Doch nichts kann die Menschen, die hier ermordet wurden, zurückbringen. Nichts kann diese präzedenzlosen Verbrechen ungeschehen machen. Diese Verbrechen sind und bleiben Teil der deutschen Geschichte. Diese Geschichte muss erzählt werden, immer und immer wieder, damit wir aufmerksam bleiben, damit sich solche Verbrechen auch nicht in Ansätzen wiederholen können, damit wir gegen Rassismus und Antisemitismus in all ihren widerwärtigen Erscheinungen entschlossen vorgehen. Diese Geschichte muss erzählt werden, damit wir heute und morgen die Würde eines jeden Menschen bewahren ‑ und damit wir den Opfern ein ehrendes Andenken bewahren.

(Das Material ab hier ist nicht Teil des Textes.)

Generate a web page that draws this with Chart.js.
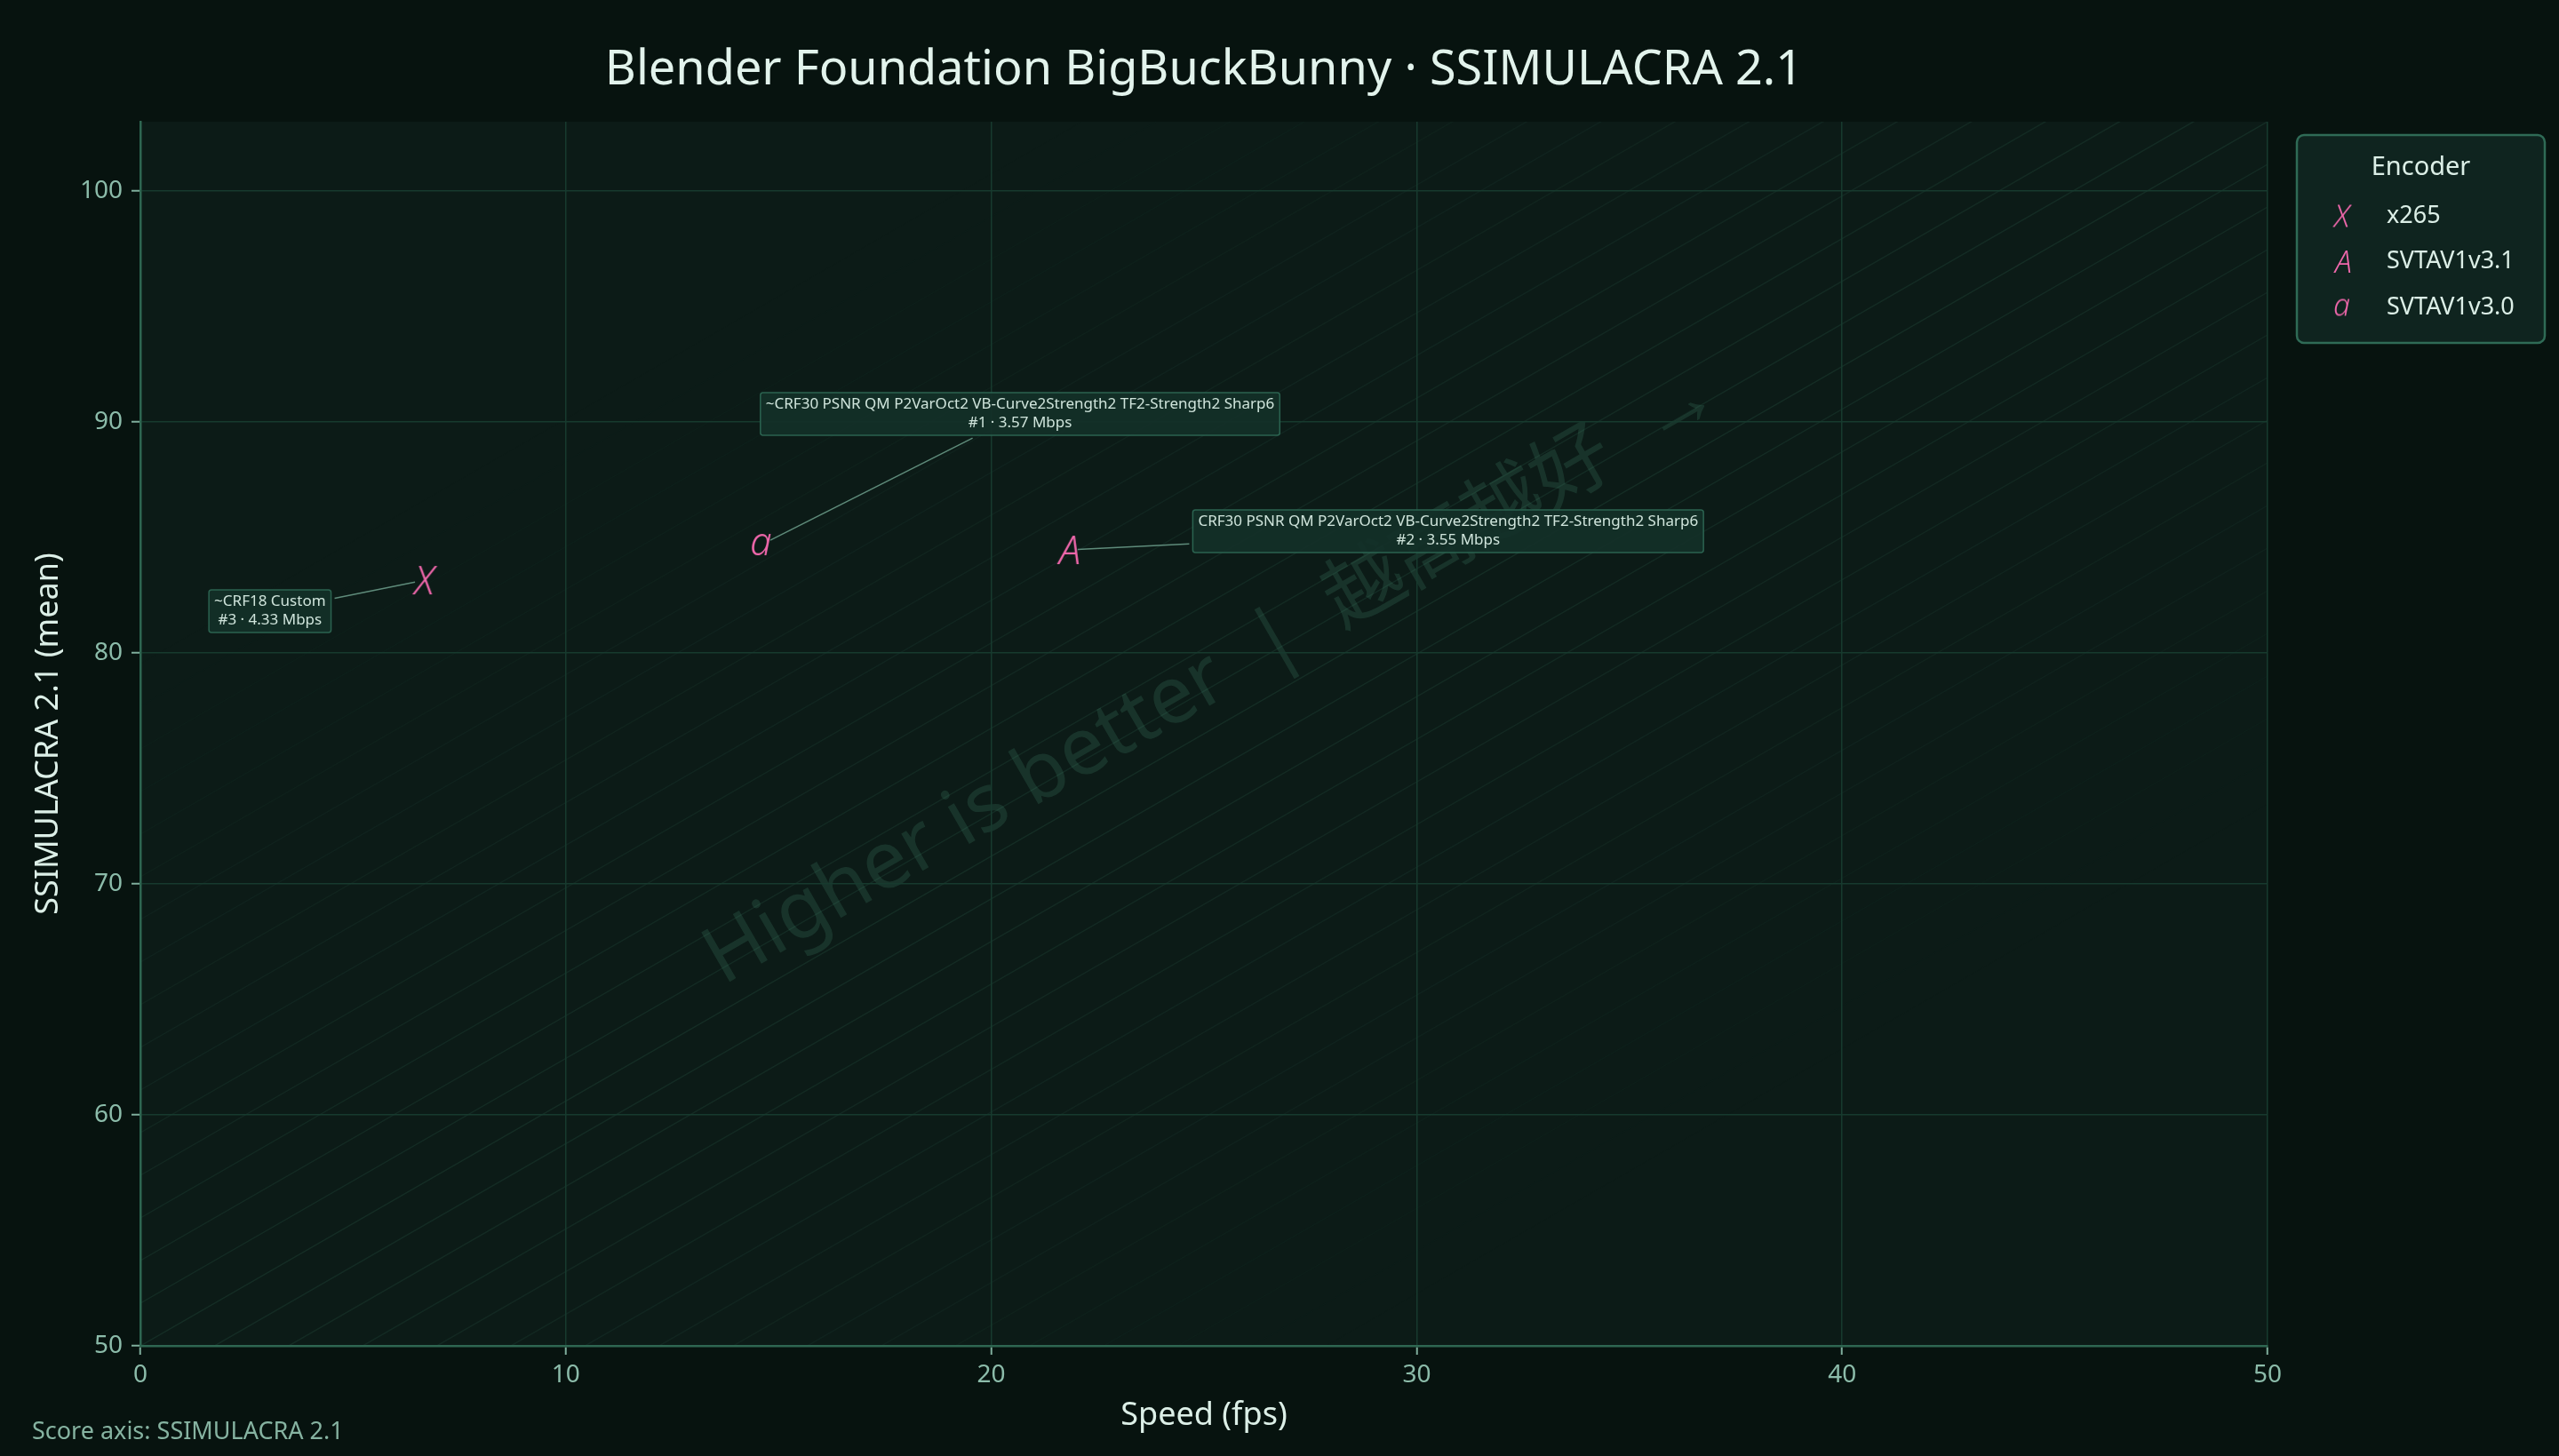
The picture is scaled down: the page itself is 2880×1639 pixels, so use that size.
<!DOCTYPE html>
<html>
<head>
<meta charset="utf-8">
<title>BigBuckBunny · SSIMULACRA 2.1</title>
<script src="https://cdn.jsdelivr.net/npm/chart.js@4.4.1/dist/chart.umd.min.js"></script>
<style>
  html, body { margin: 0; padding: 0; background: #07130f; }
  #wrap { width: 2880px; height: 1639px; }
</style>
</head>
<body>
<div id="wrap"><canvas id="chart" width="2880" height="1639"></canvas></div>
<script>
// ── data ────────────────────────────────────
const ENCODERS = ['x265', 'SVTAV1v3.1', 'SVTAV1v3.0'];
const MARKERS  = ['X', 'A', 'a'];
const SPEED    = [6.68, 21.80, 14.60];      // fps
const SCORE    = [83.15, 84.46, 84.69];     // SSIMULACRA 2.1 mean
const PRESETS  = [
  '~CRF18 Custom',
  'CRF30 PSNR QM P2VarOct2 VB-Curve2Strength2 TF2-Strength2 Sharp6',
  '~CRF30 PSNR QM P2VarOct2 VB-Curve2Strength2 TF2-Strength2 Sharp6',
];
const RANKS    = [3, 2, 1];
const MBPS     = [4.33, 3.55, 3.57];

const X_TICKS = [0, 10, 20, 30, 40, 50];
const Y_TICKS = [50, 60, 70, 80, 90, 100];
const Y_MAX   = 103;

// ── look ────────────────────────────────────
const FONT        = '"Noto Sans", "Open Sans", sans-serif';
const BG          = '#07130f';
const PLOT_BG     = '#0c1b17';
const GRID        = '#173a2e';
const AXIS        = '#2e6651';
const TICK_TXT    = '#8cbcaa';
const TEXT        = '#dcefe7';
const MARKER_CLR  = '#f068ac';
// label box offsets from their point, in px
const LABEL_OFFSETS = [[-174, 35], [428, -21], [291, -147]];

function glyphCanvas(ch, size) {
  const font = `italic 300 ${size}px ${FONT}`;
  const m = document.createElement('canvas').getContext('2d');
  m.font = font;
  const t = m.measureText(ch);
  const l = t.actualBoundingBoxLeft, r = t.actualBoundingBoxRight;
  const a = t.actualBoundingBoxAscent, d = t.actualBoundingBoxDescent;
  const pad = 3;
  const c = document.createElement('canvas');
  c.width = Math.ceil(l + r + pad * 2);
  c.height = Math.ceil(a + d + pad * 2);
  const g = c.getContext('2d');
  g.font = font;
  g.fillStyle = MARKER_CLR;
  g.fillText(ch, pad + l, pad + a);
  return c;
}

const plotGlyphs   = MARKERS.map(ch => glyphCanvas(ch, 44));
const legendGlyphs = MARKERS.map(ch => glyphCanvas(ch, 34));

// ── backgrounds, hatch, watermark ───────────
const backdrop = {
  id: 'backdrop',
  beforeDraw(chart) {
    const { ctx, chartArea: a } = chart;
    ctx.save();
    ctx.fillStyle = BG;
    ctx.fillRect(0, 0, chart.width, chart.height);
    ctx.fillStyle = PLOT_BG;
    ctx.fillRect(a.left, a.top, a.right - a.left, a.bottom - a.top);

    const w = a.right - a.left, h = a.bottom - a.top;
    const ang = Math.atan2(h, w);
    const diag = Math.hypot(w, h);
    const maxD = w * h / diag;
    ctx.beginPath();
    ctx.rect(a.left, a.top, w, h);
    ctx.clip();

    ctx.save();
    ctx.translate(a.left, a.bottom);
    ctx.rotate(-ang);
    ctx.lineWidth = 1.5;
    for (let d = -Math.ceil(maxD / 41.6) * 41.6; d <= maxD; d += 41.6) {
      const alpha = 0.16 * Math.max(0, 1 - Math.abs(d) / 700);
      if (alpha <= 0) continue;
      ctx.strokeStyle = `rgba(70,140,115,${alpha})`;
      ctx.beginPath();
      ctx.moveTo(-200, d);
      ctx.lineTo(diag + 200, d);
      ctx.stroke();
    }
    ctx.restore();

    ctx.save();
    ctx.translate((a.left + a.right) / 2, (a.top + a.bottom) / 2);
    ctx.rotate(-ang);
    ctx.font = `90px ${FONT}, "Noto Sans CJK SC"`;
    ctx.fillStyle = 'rgba(80,160,130,0.19)';
    ctx.textAlign = 'center';
    ctx.textBaseline = 'middle';
    ctx.fillText('Higher is better  |  越高越好  →', 40, -50);
    ctx.restore();

    ctx.restore();
  }
};

// ── labels, legend, title, footnote ─────────
const overlay = {
  id: 'overlay',
  afterDatasetsDraw(chart) {
    const { ctx } = chart;
    ctx.save();
    ctx.font = `17px ${FONT}`;
    const lh = 21, padX = 6, padY = 3;
    chart.data.datasets.forEach((ds, i) => {
      const pt = chart.getDatasetMeta(i).data[0];
      const lines = [PRESETS[i], `#${RANKS[i]} · ${MBPS[i].toFixed(2)} Mbps`];
      const bw = Math.max(...lines.map(s => ctx.measureText(s).width)) + padX * 2;
      const bh = lh * 2 + padY * 2;
      const cx = pt.x + LABEL_OFFSETS[i][0], cy = pt.y + LABEL_OFFSETS[i][1];

      // leader line
      const dx = cx - pt.x, dy = cy - pt.y;
      const len = Math.hypot(dx, dy);
      const t = Math.min((bw / 2 + 4) / Math.abs(dx || 1e-6), (bh / 2 + 3) / Math.abs(dy || 1e-6));
      ctx.strokeStyle = '#5f8c7b';
      ctx.lineWidth = 1.5;
      ctx.beginPath();
      ctx.moveTo(pt.x + dx / len * 11, pt.y + dy / len * 11);
      ctx.lineTo(cx - dx * t, cy - dy * t);
      ctx.stroke();

      // box
      ctx.beginPath();
      ctx.roundRect(cx - bw / 2, cy - bh / 2, bw, bh, 3);
      ctx.fillStyle = 'rgba(19,48,40,0.92)';
      ctx.fill();
      ctx.strokeStyle = '#2b6350';
      ctx.lineWidth = 1.5;
      ctx.stroke();

      ctx.fillStyle = '#cfe4db';
      ctx.textAlign = 'center';
      ctx.textBaseline = 'middle';
      ctx.fillText(lines[0], cx, cy - lh / 2);
      ctx.fillText(lines[1], cx, cy + lh / 2);
    });
    ctx.restore();
  },
  afterDraw(chart) {
    const { ctx, chartArea: a } = chart;
    ctx.save();

    // title
    ctx.fillStyle = '#e2f3ec';
    ctx.font = `54px ${FONT}`;
    ctx.textAlign = 'center';
    ctx.textBaseline = 'alphabetic';
    ctx.fillText('Blender Foundation BigBuckBunny · SSIMULACRA 2.1', (a.left + a.right) / 2, 95);

    // legend
    const lx = 2585, ly = 152, lw = 279, lhgt = 234;
    ctx.beginPath();
    ctx.roundRect(lx, ly, lw, lhgt, 8);
    ctx.fillStyle = '#0f241f';
    ctx.fill();
    ctx.strokeStyle = '#2f6b56';
    ctx.lineWidth = 2.5;
    ctx.stroke();
    ctx.fillStyle = TEXT;
    ctx.textBaseline = 'middle';
    ctx.font = `29px ${FONT}`;
    ctx.fillText('Encoder', lx + lw / 2, ly + 37);
    ctx.textAlign = 'left';
    ctx.font = `27px ${FONT}`;
    ENCODERS.forEach((name, i) => {
      const y = ly + 91 + i * 51.5;
      const g = legendGlyphs[i];
      ctx.drawImage(g, lx + 51 - g.width / 2, y - g.height / 2);
      ctx.fillText(name, lx + 101, y);
    });

    // footnote
    ctx.fillStyle = '#86b3a1';
    ctx.font = `27px ${FONT}`;
    ctx.textBaseline = 'alphabetic';
    ctx.fillText('Score axis: SSIMULACRA 2.1', 36, 1620);
    ctx.restore();
  }
};

// ── chart ───────────────────────────────────
const datasets = ENCODERS.map((name, i) => ({
  label: name,
  data: [{ x: SPEED[i], y: SCORE[i] }],
  pointStyle: plotGlyphs[i],
  pointRadius: 12,
  pointHoverRadius: 12,
}));

new Chart(document.getElementById('chart'), {
  type: 'scatter',
  data: { datasets },
  options: {
    responsive: false,
    devicePixelRatio: 1,
    animation: false,
    layout: { padding: { top: 137, right: 328, bottom: 0, left: 0 } },
    scales: {
      x: {
        type: 'linear',
        min: 0, max: 50,
        afterFit: s => { s.height = 124; },
        afterBuildTicks: s => { s.ticks = X_TICKS.map(v => ({ value: v })); },
        grid: { color: GRID, lineWidth: 1.5, tickLength: 10, tickColor: '#7fae9c', tickWidth: 2 },
        border: { color: AXIS, width: 2.5 },
        ticks: { color: TICK_TXT, font: { family: FONT, size: 28 }, padding: 6, maxRotation: 0 },
        title: {
          display: true, text: 'Speed (fps)', color: TEXT,
          font: { family: FONT, size: 36 }, padding: { top: 0, bottom: 24 }
        }
      },
      y: {
        type: 'linear',
        min: 50, max: Y_MAX,
        afterFit: s => { s.width = 158; },
        afterBuildTicks: s => { s.ticks = Y_TICKS.map(v => ({ value: v })); },
        grid: { color: GRID, lineWidth: 1.5, tickLength: 10, tickColor: '#7fae9c', tickWidth: 2 },
        border: { color: AXIS, width: 2.5 },
        ticks: { color: TICK_TXT, font: { family: FONT, size: 28 }, padding: 10 },
        title: {
          display: true, text: 'SSIMULACRA 2.1 (mean)', color: TEXT,
          font: { family: FONT, size: 36 }, padding: { top: 33, bottom: 0 }
        }
      }
    },
    plugins: {
      legend: { display: false },
      title: { display: false },
      tooltip: { enabled: false }
    }
  },
  plugins: [backdrop, overlay]
});
</script>
</body>
</html>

Wir erinnern an die Menschen, die aus den verschiedenen Ländern ganz Europas nach Auschwitz deportiert wurden. Wir erinnern an diesem Ort insbesondere an die vielen polnischen Opfer ‑ auch politische Gefangene ‑, für die das KZ Auschwitz zunächst errichtet worden war. Wir erinnern an die sechs Millionen ermordeten Juden und hier vor allem an die etwa eine Million Juden, die in Auschwitz-Birkenau ermordet wurden. Wir erinnern an die Sinti und Roma, die deportiert, gequält und ermordet wurden. Wir erinnern an die Opfer des Massenmords durch Erschießungen. Wir erinnern an jene, die in Ghettos deportiert wurden, sich in Todesangst versteckt hielten, und an die, die aus ihrer Heimat fliehen mussten. Wir erinnern an alle, die alles verloren hatten: ihre Familien und Freunde, ihre Heimat und ihr Zuhause, ihre Hoffnungen und Pläne, ihr Vertrauen und ihre Lebensfreude ‑ und ihre Würde. Wir erinnern an diejenigen, die auch nach dem Krieg noch jahrelang umherirrten ‑ an die, die in Lagern für „displaced persons“ ausharren mussten.


Wer überlebt hatte, war von den widerfahrenen Schrecken schwer gezeichnet. Margot Friedländer schrieb in ihren Erinnerungen über sie: „Sie mussten erst wieder lernen, dass sie Menschen waren. Menschen, die einen Namen hatten.“

Viele fragten sich, warum gerade sie überlebt hatten. Warum nicht die kleine Schwester? Warum nicht der beste Freund? Warum nicht die eigene Mutter oder der Ehemann? Viele fanden lange nicht oder auch nie heraus, wie und wo ihre nächsten Angehörigen ermordet worden waren. Diese Wunden heilen nie.

Umso mehr danke ich jedem, der es schafft, darüber zu sprechen, um Schmerz und Erinnerung zu teilen und um Versöhnung zu stiften. Ich verneige mich tief vor jedem dieser Menschen. Ich verneige mich vor den Opfern der Shoa. Ich verneige mich vor ihren Familien.

Vielen Dank, dass ich heute hier dabei sein darf.